Retype only what runs from the first line of the records to the line with "0.25, 0.3, 0.35];", inclusive, and no pictures.
○ ○ ○ ○ ○
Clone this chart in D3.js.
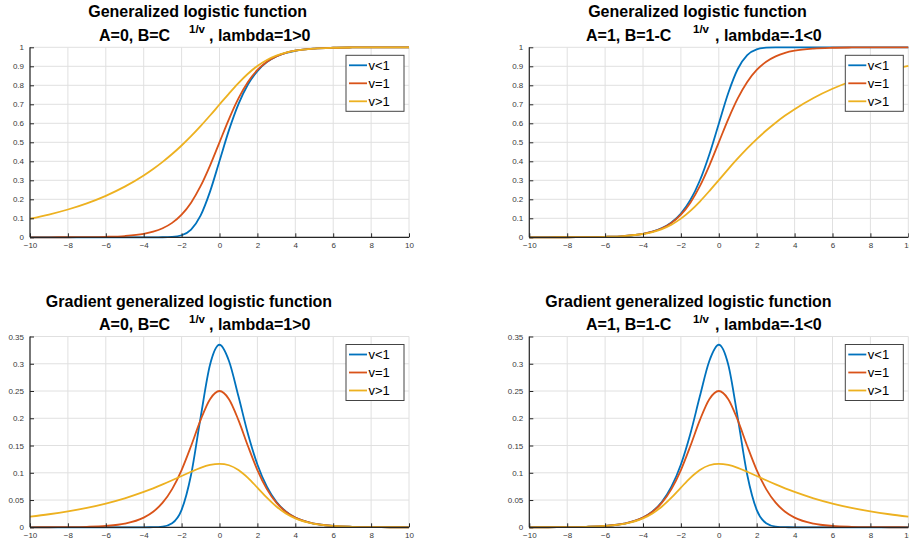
<!DOCTYPE html>
<html>
<head>
<meta charset="utf-8">
<script src="https://cdn.jsdelivr.net/npm/d3@7"></script>
<style>
  body { margin: 0; background: #fff; }
  svg { display: block; }
  text { font-family: "Liberation Sans", Arial, Helvetica, sans-serif; }
</style>
</head>
<body>
<svg id="chart" width="909" height="547"></svg>
<script>
// Sample positions shared by every curve
const xs = [-10, -9, -8, -7, -6, -5, -4, -3.5, -3, -2.5, -2, -1.5, -1, -0.5, 0,
            0.5, 1, 1.5, 2, 2.5, 3, 3.5, 4, 5, 6, 7, 8, 9, 10];

const seriesNames = ["v<1", "v=1", "v>1"];
const seriesColors = ["#0072BD", "#D95319", "#EDB120"];

const xTicks = [-10, -8, -6, -4, -2, 0, 2, 4, 6, 8, 10];
const yTicksLogistic = [0, 0.1, 0.2, 0.3, 0.4, 0.5, 0.6, 0.7, 0.8, 0.9, 1];
const yTicksGradient = [0, 0.05, 0.1, 0.15, 0.2, 0.25, 0.3, 0.35];

// Logistic curves, A=0, lambda=1
const logPosLess = [0, 0, 0, 0, 0, 0, 0.000004, 0.000039, 0.000315, 0.002087, 0.010706, 0.040776, 0.114091, 0.240521, 0.401878,
  0.564128, 0.701187, 0.803888, 0.874996, 0.921806, 0.951667, 0.970343, 0.981883, 0.993289, 0.997525, 0.999089, 0.999665, 0.999877, 0.999955];
const logPosEq = [0.000045, 0.000123, 0.000335, 0.000911, 0.002473, 0.006693, 0.017986, 0.029312, 0.047426, 0.075858, 0.119203, 0.182426, 0.268941, 0.377541, 0.5,
  0.622459, 0.731059, 0.817574, 0.880797, 0.924142, 0.952574, 0.970688, 0.982014, 0.993307, 0.997527, 0.999089, 0.999665, 0.999877, 0.999955];
const logPosMore = [0.098088, 0.119805, 0.146329, 0.178723, 0.218268, 0.26656, 0.325427, 0.359482, 0.39698, 0.438172, 0.483245, 0.532261, 0.585032, 0.64096, 0.698827,
  0.756627, 0.811624, 0.860818, 0.9018, 0.933534, 0.956516, 0.972268, 0.982628, 0.993395, 0.99754, 0.999091, 0.999665, 0.999877, 0.999955];

// Logistic curves, A=1, lambda=-1
const logNegLess = [0.000045, 0.000123, 0.000335, 0.000911, 0.002475, 0.006711, 0.018117, 0.029657, 0.048333, 0.078194, 0.125004, 0.196112, 0.298813, 0.435872, 0.598122,
  0.759479, 0.885909, 0.959224, 0.989294, 0.997913, 0.999685, 0.999961, 0.999996, 1, 1, 1, 1, 1, 1];
const logNegEq = [0.000045, 0.000123, 0.000335, 0.000911, 0.002473, 0.006693, 0.017986, 0.029312, 0.047426, 0.075858, 0.119203, 0.182426, 0.268941, 0.377541, 0.5,
  0.622459, 0.731059, 0.817574, 0.880797, 0.924142, 0.952574, 0.970688, 0.982014, 0.993307, 0.997527, 0.999089, 0.999665, 0.999877, 0.999955];
const logNegMore = [0.000045, 0.000123, 0.000335, 0.000909, 0.00246, 0.006605, 0.017372, 0.027732, 0.043484, 0.066466, 0.0982, 0.139182, 0.188376, 0.243373, 0.301173,
  0.35904, 0.414968, 0.467739, 0.516755, 0.561828, 0.60302, 0.640518, 0.674573, 0.73344, 0.781732, 0.821277, 0.853671, 0.880195, 0.901912];

// Gradients, A=0, lambda=1
const gradPosLess = [0, 0, 0, 0, 0, 0, 0.000019, 0.000169, 0.00126, 0.007398, 0.031926, 0.09637, 0.200906, 0.29822, 0.334898,
  0.305145, 0.240274, 0.171709, 0.115297, 0.074444, 0.046913, 0.029126, 0.017918, 0.006684, 0.002471, 0.000911, 0.000335, 0.000123, 0.000045];
const gradPosEq = [0.000045, 0.000123, 0.000335, 0.00091, 0.002467, 0.006648, 0.017663, 0.028453, 0.045177, 0.070104, 0.104994, 0.149146, 0.196612, 0.235004, 0.25,
  0.235004, 0.196612, 0.149146, 0.104994, 0.070104, 0.045177, 0.028453, 0.017663, 0.006648, 0.002467, 0.00091, 0.000335, 0.000123, 0.000045];
const gradPosMore = [0.019614, 0.02396, 0.029264, 0.035738, 0.043632, 0.05324, 0.064848, 0.071466, 0.078613, 0.086219, 0.094102, 0.101905, 0.108988, 0.114324, 0.116471,
  0.113801, 0.105156, 0.090787, 0.07279, 0.054331, 0.03813, 0.025508, 0.016488, 0.006475, 0.002442, 0.000907, 0.000335, 0.000123, 0.000045];

// Gradients, A=1, lambda=-1
const gradNegLess = [0.000045, 0.000123, 0.000335, 0.000911, 0.002471, 0.006684, 0.017918, 0.029126, 0.046913, 0.074444, 0.115297, 0.171709, 0.240274, 0.305145, 0.334898,
  0.29822, 0.200906, 0.09637, 0.031926, 0.007398, 0.00126, 0.000169, 0.000019, 0, 0, 0, 0, 0, 0];
const gradNegEq = [0.000045, 0.000123, 0.000335, 0.00091, 0.002467, 0.006648, 0.017663, 0.028453, 0.045177, 0.070104, 0.104994, 0.149146, 0.196612, 0.235004, 0.25,
  0.235004, 0.196612, 0.149146, 0.104994, 0.070104, 0.045177, 0.028453, 0.017663, 0.006648, 0.002467, 0.00091, 0.000335, 0.000123, 0.000045];
const gradNegMore = [0.000045, 0.000123, 0.000335, 0.000907, 0.002442, 0.006475, 0.016488, 0.025508, 0.03813, 0.054331, 0.07279, 0.090787, 0.105156, 0.113801, 0.116471,
  0.114324, 0.108988, 0.101905, 0.094102, 0.086219, 0.078613, 0.071466, 0.064848, 0.05324, 0.043632, 0.035738, 0.029264, 0.02396, 0.019614];

const svg = d3.select("#chart");

const panels = [
  { left: 30, right: 409, top: 47.3, bottom: 237.3, yMax: 1, yTicks: yTicksLogistic,
    series: [logPosLess, logPosEq, logPosMore],
    title1: "Generalized logistic function", t1x: 197.6, t1y: 16.6,
    base: "A=0, B=C", tail: ", lambda=1>0", bx: 99, sx: 189, tx: 209, t2y: 40.7 },
  { left: 529.3, right: 908.3, top: 47.3, bottom: 237.3, yMax: 1, yTicks: yTicksLogistic,
    series: [logNegLess, logNegEq, logNegMore],
    title1: "Generalized logistic function", t1x: 697.5, t1y: 16.6,
    base: "A=1, B=1-C", tail: ", lambda=-1<0", bx: 586, sx: 693, tx: 715, t2y: 40.7 },
  { left: 30, right: 409, top: 336.5, bottom: 527.3, yMax: 0.35, yTicks: yTicksGradient,
    series: [gradPosLess, gradPosEq, gradPosMore],
    title1: "Gradient generalized logistic function", t1x: 189, t1y: 306.6,
    base: "A=0, B=C", tail: ", lambda=1>0", bx: 99, sx: 189, tx: 209, t2y: 330 },
  { left: 529.3, right: 908.3, top: 336.5, bottom: 527.3, yMax: 0.35, yTicks: yTicksGradient,
    series: [gradNegLess, gradNegEq, gradNegMore],
    title1: "Gradient generalized logistic function", t1x: 688.5, t1y: 306.6,
    base: "A=1, B=1-C", tail: ", lambda=-1<0", bx: 586, sx: 693, tx: 715, t2y: 330 }
];

const axisColor = "#262626";
const gridColor = "#e0e0e0";

panels.forEach(p => {
  const x = d3.scaleLinear().domain([-10, 10]).range([p.left, p.right]);
  const y = d3.scaleLinear().domain([0, p.yMax]).range([p.bottom, p.top]);
  const g = svg.append("g");

  // grid
  g.append("g").selectAll("line").data(xTicks).join("line")
    .attr("x1", d => x(d)).attr("x2", d => x(d))
    .attr("y1", p.top).attr("y2", p.bottom)
    .attr("stroke", gridColor).attr("stroke-width", 1);
  g.append("g").selectAll("line").data(p.yTicks).join("line")
    .attr("x1", p.left).attr("x2", p.right)
    .attr("y1", d => y(d)).attr("y2", d => y(d))
    .attr("stroke", gridColor).attr("stroke-width", 1);

  // curves
  const line = d3.line().x((d, i) => x(xs[i])).y(d => y(d)).curve(d3.curveMonotoneX);
  p.series.forEach((vals, k) => {
    g.append("path").datum(vals)
      .attr("d", line)
      .attr("fill", "none")
      .attr("stroke", seriesColors[k])
      .attr("stroke-width", 1.8)
      .attr("stroke-linejoin", "round");
  });

  // axes with inward ticks
  const xAxis = d3.axisBottom(x).tickValues(xTicks).tickSize(-4).tickPadding(5.4)
    .tickFormat(d3.format("d"));
  const yAxis = d3.axisLeft(y).tickValues(p.yTicks).tickSize(-4).tickPadding(6)
    .tickFormat(d => d === 0 ? "0" : String(d));
  const ax = g.append("g").attr("transform", `translate(0,${p.bottom})`).call(xAxis);
  const ay = g.append("g").attr("transform", `translate(${p.left},0)`).call(yAxis);
  [ax, ay].forEach(a => {
    a.select(".domain").attr("stroke", axisColor).attr("stroke-width", 1.2);
    a.selectAll(".tick line").attr("stroke", axisColor).attr("stroke-width", 1);
    a.selectAll(".tick text").attr("fill", "#3a3a3a")
      .style("font-size", "8px").style("font-family", "\"Liberation Sans\", Arial, sans-serif");
  });
  ax.select(".domain").attr("d", `M${p.left},0H${p.right}`);
  ay.select(".domain").attr("d", `M0,${p.bottom}V${p.top}`);

  // legend
  const lw = 58, lh = 56;
  const lx = p.right - 63, ly = p.top + 8;
  const leg = g.append("g").attr("transform", `translate(${lx},${ly})`);
  leg.append("rect").attr("width", lw).attr("height", lh)
    .attr("fill", "#fff").attr("stroke", "#444").attr("stroke-width", 1);
  seriesNames.forEach((name, k) => {
    const cy = 10 + k * 18;
    leg.append("line").attr("x1", 3).attr("x2", 21).attr("y1", cy).attr("y2", cy)
      .attr("stroke", seriesColors[k]).attr("stroke-width", 1.8);
    leg.append("text").attr("x", 22.5).attr("y", cy).attr("dy", "0.36em")
      .attr("font-size", 13).attr("fill", "#000").text(name);
  });

  // title
  g.append("text").attr("x", p.t1x).attr("y", p.t1y).attr("text-anchor", "middle")
    .attr("font-size", 16).attr("font-weight", "bold").attr("fill", "#000").text(p.title1);
  g.append("text").attr("x", p.bx).attr("y", p.t2y)
    .attr("font-size", 16).attr("font-weight", "bold").attr("fill", "#000").text(p.base);
  g.append("text").attr("x", p.sx).attr("y", p.t2y - 7.5)
    .attr("font-size", 11.5).attr("font-weight", "bold").attr("fill", "#000").text("1/v");
  g.append("text").attr("x", p.tx).attr("y", p.t2y)
    .attr("font-size", 16).attr("font-weight", "bold").attr("fill", "#000").text(p.tail);
});
</script>
</body>
</html>
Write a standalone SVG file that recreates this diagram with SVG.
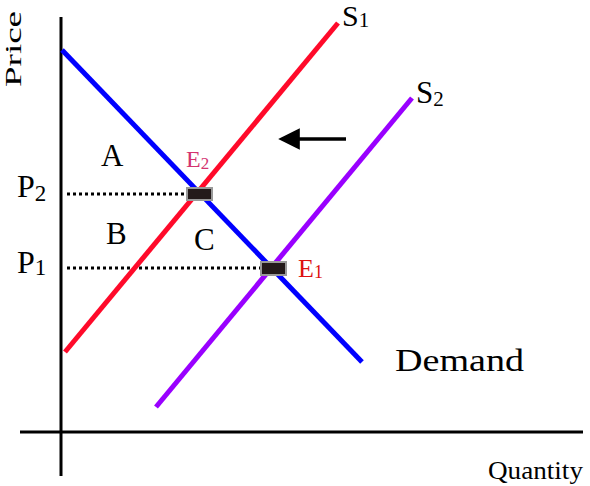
<svg xmlns="http://www.w3.org/2000/svg" width="590" height="486" viewBox="0 0 590 486">
<style>
.t{font-family:"Liberation Serif","Times New Roman",serif;fill:#000}
.axis{stroke:#000;stroke-width:3;fill:none}
.dot{stroke:#000;stroke-width:3;stroke-dasharray:3 3;fill:none}
.box{fill:#231a1a;stroke:#999;stroke-width:2}
</style>
<defs>
<marker id="ah" markerWidth="6" markerHeight="6" refX="0.5" refY="3" orient="auto" markerUnits="strokeWidth">
<path d="M0,0 L6,3 L0,6 Z" fill="#000"/>
</marker>
</defs>
<rect width="590" height="486" fill="#fff"/>
<g id="axes">
<line class="axis" x1="61" y1="17" x2="61" y2="476"/>
<line class="axis" x1="20" y1="432" x2="583" y2="432"/>
</g>
<g id="connectors">
<line class="dot" x1="67" y1="194" x2="188" y2="194"/>
<line class="dot" x1="67" y1="268" x2="261" y2="268"/>
<line x1="346" y1="139" x2="298" y2="139" stroke="#000" stroke-width="3.6" marker-end="url(#ah)"/>
</g>
<g id="demand">
<line x1="62" y1="50" x2="362" y2="362" stroke="#0000ff" stroke-width="5"/>
<text class="t" x="395" y="371" font-size="32" textLength="129" lengthAdjust="spacingAndGlyphs">Demand</text>
</g>
<g id="s1">
<line x1="65" y1="352" x2="338" y2="23" stroke="#ff0a2a" stroke-width="5"/>
<text class="t" x="342" y="26" font-size="30">S<tspan font-size="21" dy="1">1</tspan></text>
</g>
<g id="s2">
<line x1="156" y1="407" x2="412" y2="98" stroke="#9900ff" stroke-width="5"/>
<text class="t" x="416" y="103" font-size="31">S<tspan font-size="21" dy="3">2</tspan></text>
</g>
<g id="e2">
<rect class="box" x="187" y="188" width="25" height="12"/>
<text class="t" x="186" y="167" font-size="24" style="fill:#d4336f">E<tspan font-size="17" dy="2">2</tspan></text>
</g>
<g id="e1">
<rect class="box" x="261" y="262" width="25" height="13"/>
<text class="t" x="298" y="277" font-size="26" style="fill:#dd1111">E<tspan font-size="18" dy="1">1</tspan></text>
</g>
<g id="labels">
<text class="t" transform="translate(21,87) rotate(-90)" font-size="23" textLength="76" lengthAdjust="spacingAndGlyphs">Price</text>
<text class="t" x="17" y="197" font-size="32">P<tspan font-size="23" dy="4">2</tspan></text>
<text class="t" x="17" y="273" font-size="32">P<tspan font-size="23" dy="2">1</tspan></text>
<text class="t" x="101" y="166" font-size="31">A</text>
<text class="t" x="106" y="244" font-size="31">B</text>
<text class="t" x="194" y="250" font-size="31">C</text>
<text class="t" x="488" y="479" font-size="25" textLength="95" lengthAdjust="spacingAndGlyphs">Quantity</text>
</g>
</svg>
○ ○ ○ ○ ○
Solution:
Clone this chart in D3.js.
<!DOCTYPE html>
<html>
<head>
<meta charset="utf-8">
<script src="https://cdn.jsdelivr.net/npm/d3@7"></script>
<style>
  body { margin: 0; background: #fff; }
  svg { display: block; }
  text { font-family: "Liberation Sans", Arial, Helvetica, sans-serif; }
</style>
</head>
<body>
<svg id="chart" width="909" height="547"></svg>
<script>
// Sample positions shared by every curve
const xs = [-10, -9, -8, -7, -6, -5, -4, -3.5, -3, -2.5, -2, -1.5, -1, -0.5, 0,
            0.5, 1, 1.5, 2, 2.5, 3, 3.5, 4, 5, 6, 7, 8, 9, 10];

const seriesNames = ["v<1", "v=1", "v>1"];
const seriesColors = ["#0072BD", "#D95319", "#EDB120"];

const xTicks = [-10, -8, -6, -4, -2, 0, 2, 4, 6, 8, 10];
const yTicksLogistic = [0, 0.1, 0.2, 0.3, 0.4, 0.5, 0.6, 0.7, 0.8, 0.9, 1];
const yTicksGradient = [0, 0.05, 0.1, 0.15, 0.2, 0.25, 0.3, 0.35];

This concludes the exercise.